14:10.
Я послушно открыл первый документ первого подраздела – запись пошла. В глаза бросилась расположенная в правом верхнем углу экрана ярко-красная надпись крупных размеров. С таким странным секретным грифом, который, в прямом смысле слова, прочитать не представлялось возможным, я сталкивался впервые: надпись с невероятной скоростью чередовала все живые европейские языки. Было странно читать не читая – смысл написанного впитывался молниеносно. Предупреждение действовало напрямую на подсознание, на психику, целило вглубь, проскакивая без остановки через извилины поверхностного разума. Я сидел как завороженный, а в висках пощёлкивало: со-вер-шен-но-сек-рет-но-не-за-кон-ное-оз-на-ком-ле-ние-с-нас-то-я-щим-до-ку-мен-том-вле-чёт… Где-то посередине фразы зыбко застыла цифра, приковывающая остатки лишённого воли внимания – номер статьи европейского УК. В ней, наверняка, речь шла о привлечении к ответственности за измену или покушение на целостность чего-то, может быть, государственных интересов.
То есть, Дамус сунул свой нос – пусть нечаянно – но достаточно далеко, чтобы сесть не только за предполагаемое убийство, но и за кражу секретных документов. И, может быть, потянуть следом за собой и меня. Причем самое смешное было в том, что риск был бесполезным: ни этот документ, ни остальные из пиратской серии не могли послужить доказательствами, и в процедурном смысле были обыкновенной обузой.
14:15.
По сравнению с точащей нервы ритмикой официального предупреждения спокойствие происходящего на самой записи обращало на себя внимание самым второстепеннейшим образом. Запись трёхлетней давности текла мимо сознания репродукцией натюрморта, написанного сотни лет назад: просторный и светлый чиновничий кабинет, обставленный с определённым вкусом и, наверняка, принадлежащий какому-нибудь высокопоставленному лицу; в кабинете двое мужчин, одетых в штатское, но с признаками военной выправки; их спокойная беседа протекает в неофициальной салонной части помещения; никакой напряжённости в позах – она теряется в мягких провалах дивана и подушках кресел, растворяется в зыбком воздухе над чашками горячего кофе, скользит по поверхности низкого столика; чашки, словно качели, поочерёдно то поднимаются к губам, то с цоканьем опускаются на прозрачный низкий столик японца Noguchi; в руках беседующих тлеют сигары; их голоса тихи.
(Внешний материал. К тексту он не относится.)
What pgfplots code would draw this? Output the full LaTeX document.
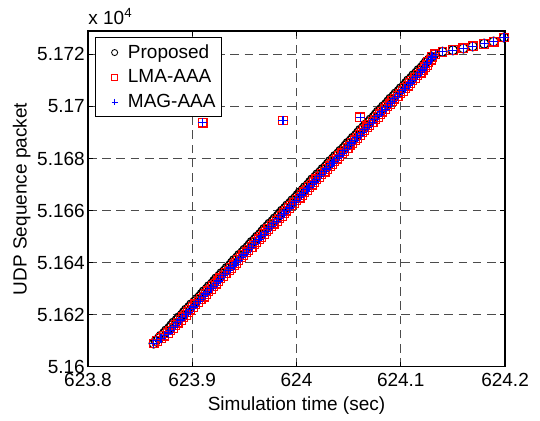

Из-за гипнотического воздействия мелькающей красной фразы начало записи я пропустил. А когда постепенно переключился на просмотр, то оказался уже где-то в середине беседы. И эта середина меня сразу заинтриговала. И, между прочим, заставила забыть об опасности сесть за рёшетку вместе с клиентом! Как и обещал изобретатель, записанный диалог касался его деятельности, и, хоть процессуальная ценность документа была весьма абстрактной, возможность покопаться в периферийных деталях казуса могла стать весомым подспорьем в его дальнейшем разрешении.
14:30.
Я перекрутил документ на начало и погрузился в просмотр. При внимательном изучении становилось ясно, что ни мерное фарфоровое покачивание кофейных чашечек, ни тихий тон разговора не могут окончательно скрыть повисшую среди белого, похожего на рваный туман, сигарного дыма, прозрачный занавес между властью и подчинением. Он невидимой стеной делил пространство кабинета на два неравных лагеря. С одной стороны были владения маленького, сухого и совершенно белого от возраста и одежды мужчины – он занимал диван и выглядел хозяином. Второй мужчина – тоже с сединой, но помоложе – находился по другую сторону столика в глубоком кресле. Сидел он, однако, прямо и подавшись вперед, как на низкой табуретке. Между глотками кофе посматривал в записи блокнота. Сигарой затягивался редко и без наслаждения. Видимо, он был подчинённым.